19 oktober 1940 (zaterdag)

De Duitse zomertijd blijft gehandhaafd, zodat vandaag 19 Oct. alles nog om 8.o7 verduisterd moest zijn.

Ik begin de volgende week in de Kweekschool om 9 u. in plaats van 8.15 en hoop, dat mijn verzoek, de lessen te mogen verkorten, wordt toegestaan; want eindigen om 5 u n.m. is voor de buitenleerlingen te laat. De leerlingen zijn toch al niet te benijden: zij moeten huiswerk maken òf in de kou òf in de huiskamers. Ik vrees, dat ’t aan de resultaten zal te merken zijn!

’t Dragen van insignes, welke ook, door ambtenaren is verboden. Thans moeten wij ook de ambtenaren - verklaring tekenen dat noch Roos of ik, noch ouders of grootouders van beide zijde lid zijn geweest van een Joodse geloofsgemeenschap. (Voor benoeming of bevordering komen zij die dat niet verklaren kunnen niet meer in aanmerking). Aan ’t ras zijn we dus nog niet toe. Bedoelde maatregel is voor ieder een teleurstelling: men acht dit on - Nederlands.

De winter nadert, de kou valt in; de stemming onder ’t volk wordt slechter. „De oorlog schiet niet op”, zegt men. Men bombardeert over en weer de steden plat, en torpedeert handelsschepen, maar ’t is te voorzien, dat ’t een langzaam uitputtingsproces zal worden, waardoor Nederland mede ten gronde gaat.

Er is geen belangstelling meer voor radio of krant; de troepenbeweging interesseert hoe langer hoe minder. De Duitse soldaat is een gewone figuur in ’t dagelijks leven geworden, die alleen koele onverschilligheid ontmoet. Ook zij hebben pogingen om te imponeren opgegeven. „Korrektes Zeug” zouden zij de Hollanders noemen. Ook zij blijven intussen „korrekt”.

De meesten schijnen onze houding niet te kunnen begrijpen; ja niet voor mogelijk te hebben gehouden. Eén zou eens in een nagenoeg volle coupé bij ’t binnenstappen gevraagd hebben of er nog plaats was „für ein Stück Luft” Bitter sarcasme.

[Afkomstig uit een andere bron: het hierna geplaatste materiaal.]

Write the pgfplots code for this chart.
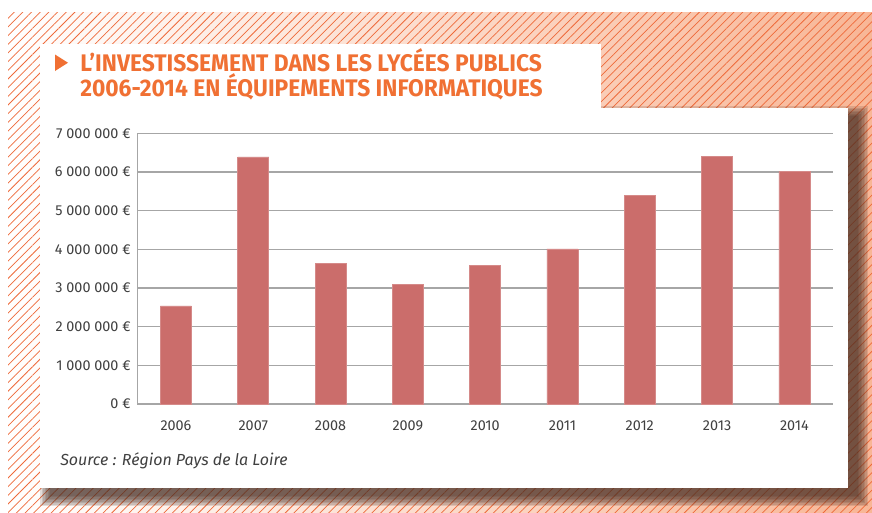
\documentclass[border=0pt]{standalone}
\usepackage{fontspec}
\setmainfont{Fira Sans}
\newfontfamily\titlefont[FakeStretch=0.95]{Fira Sans}
\usepackage{pgfplots}
\pgfplotsset{compat=1.18}
\usetikzlibrary{patterns.meta}

\definecolor{titleorange}{RGB}{240,112,51}
\definecolor{txt}{RGB}{64,64,64}
\definecolor{barred}{RGB}{203,109,107}
\definecolor{gridgray}{RGB}{166,166,166}
\definecolor{hatch}{RGB}{238,106,58}
\definecolor{salmon}{RGB}{248,182,150}
\definecolor{shadowbrown}{RGB}{70,45,35}

\begin{document}
\begin{tikzpicture}[x=0.75pt,y=-0.75pt]
\useasboundingbox (0,0) rectangle (872,512);
\fill[white] (0,0) rectangle (872,512);
% hatched background
\shade[left color=white, right color=salmon] (8,12) rectangle (872,512);
\fill[pattern={Lines[angle=45,distance=4.6pt,line width=0.55pt]}, pattern color=hatch] (8,12) rectangle (872,512);
% soft shadow of the panel
\foreach \r in {10,8.5,7,5.5,4,2.5,1,0} {
  \fill[shadowbrown, opacity=0.15] (50-\r,116-\r) rectangle (858+\r,496+\r);
}
% white panels
\fill[white] (40,44) rectangle (601,108.5);
\fill[white] (40,108) rectangle (848,488);
% title
\fill[titleorange] (55,54.5) -- (55,71) -- (68,62.75) -- cycle;
\node[anchor=base west, inner sep=0, text=titleorange, font=\titlefont\bfseries\fontsize{18}{20}\selectfont] at (80,71.5) {L’INVESTISSEMENT DANS LES LYCÉES PUBLICS};
\node[anchor=base west, inner sep=0, text=titleorange, font=\titlefont\bfseries\fontsize{18}{20}\selectfont] at (80,96.5) {2006-2014 EN ÉQUIPEMENTS INFORMATIQUES};
% source
\node[anchor=base west, inner sep=0, text=txt, font=\itshape\fontsize{12}{14}\selectfont] at (60,465) {Source : Région Pays de la Loire};
\coordinate (axorig) at (137.3,404);

\begin{axis}[
  at={(axorig)}, anchor=south west,
  scale only axis,
  width=521.8pt, height=203pt,
  xmin=-0.5, xmax=8.5,
  ymin=0, ymax=7000000,
  scaled y ticks=false,
  axis x line*=bottom, axis y line*=left,
  axis line style={gridgray, line width=0.8pt, -},
  ymajorgrids, grid style={gridgray, line width=0.8pt},
  major tick length=0pt,
  xtick={0,1,2,3,4,5,6,7,8},
  xticklabels={2006,2007,2008,2009,2010,2011,2012,2013,2014},
  ytick={0,1000000,2000000,3000000,4000000,5000000,6000000,7000000},
  yticklabels={0 €,1 000 000 €,2 000 000 €,3 000 000 €,4 000 000 €,5 000 000 €,6 000 000 €,7 000 000 €},
  tick label style={text=txt, font=\fontsize{10.8}{12}\selectfont},
  xticklabel style={yshift=-9pt},
  yticklabel style={xshift=-1.5pt},
  ybar, bar width=23.25pt,
]
\addplot[fill=barred, draw=barred!80!white, line width=0.4pt] coordinates {
  (0,2540000) (1,6390000) (2,3640000) (3,3090000) (4,3590000)
  (5,4010000) (6,5400000) (7,6410000) (8,6010000)
};
\end{axis}
\end{tikzpicture}
\end{document}
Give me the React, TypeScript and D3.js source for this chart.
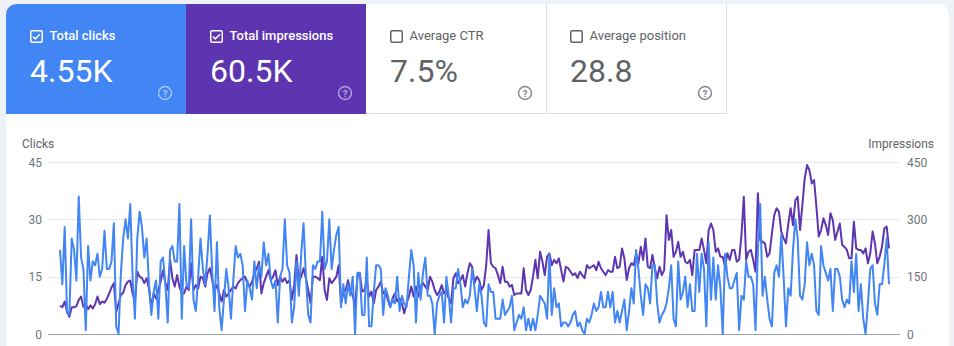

Hitler zelf geeft in zijn „Kampf” een prachtige psychologisch juiste, indringende beschrijving van wat er in den geest van een onderworpen volk omgaat. Hij begrijpt het volkomen en kan ons onze koele korrektheid niet kwalijk nemen. Hij zou ons zeker verachten als wij anders waren en vermoedelijk den Duitser die in ’t bezette gebied als „held” wil paraderen „den Standpunkt klarmachen”. Hij schijnt nu aan de hele Wehrmacht, zolang de oorlog duurt, ’t dansen verboden te hebben, op grond van ’t motief, dat ’t niet passend was zich op die wijze te vermaken, terwijl een deel der wapenmakkers van dag tot dag zijn leven offert. De burgers der bezette gebieden zullen den maatregel ongetwijfeld toejuichen, zij ’t ook om andere redenen!